The story is that doping is wrong because it gives an unfair advantage. But as Armstrong said, there wasn't an advantage over competitors in cycling in the nineties: doping was required to even have a chance at being competitive. Is it still wrong if so many others were doing it?

There are again two ways to go. On the one hand, you might think that given that so many cyclists were doping, it wasn't wrong for any of them to do it. But this is only because so many were already breaking the rules. In other situations in which only a few were doping it would be wrong to do so. The problem with this option is that it leaves deciding permissibility in the hands of the competitors, which is exactly what the rules are supposed to prevent.

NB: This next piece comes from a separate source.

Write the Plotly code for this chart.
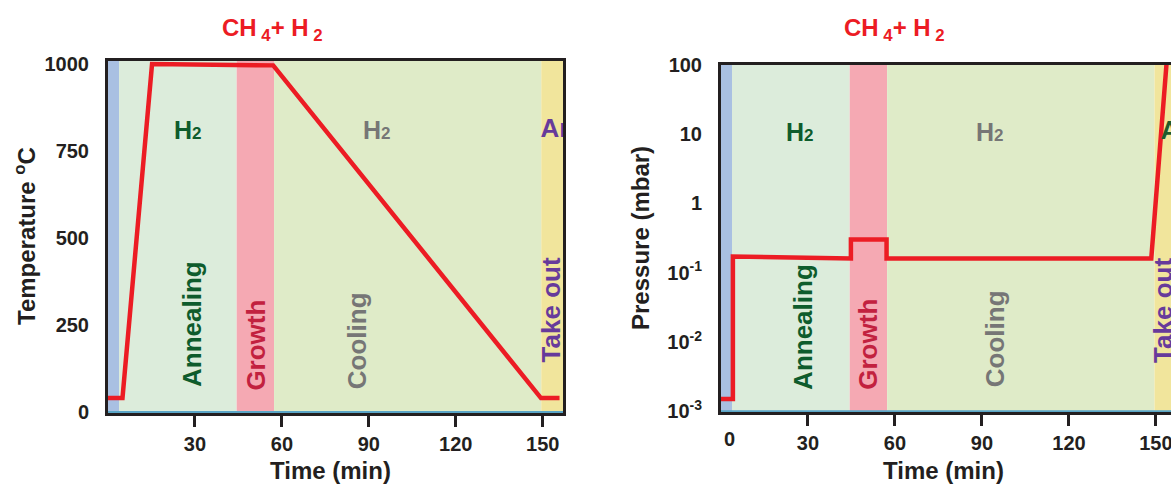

On the other hand, you might think that there's something wrong with going against the rules no matter what. It's no justification to appeal to the crowd, and saving one's career still doesn't make it okay. Perhaps this is because agreeing to the original rules constitutes making a promise, and promises ought to be kept. Or perhaps it's because the spirit of the game is tainted by cheating, no matter its ubiquity. The problem with this approach is that it's unfair for someone to suffer while others benefit. If the point of rules is an equal playing field then it's not wrong to do what's necessary to achieve equality.

I haven't decided which camp I'm in. I love cycling, and it's a shame that it has undergone such a bad spell. I'm impressed that there seem to be some competitors who didn't cheat—it's impressive that they avoided the temptation. But I also can imagine the frustration of knowing that the game wasn't fair. Perhaps some of you have clearer intuitions. In the meantime, vive le Tour.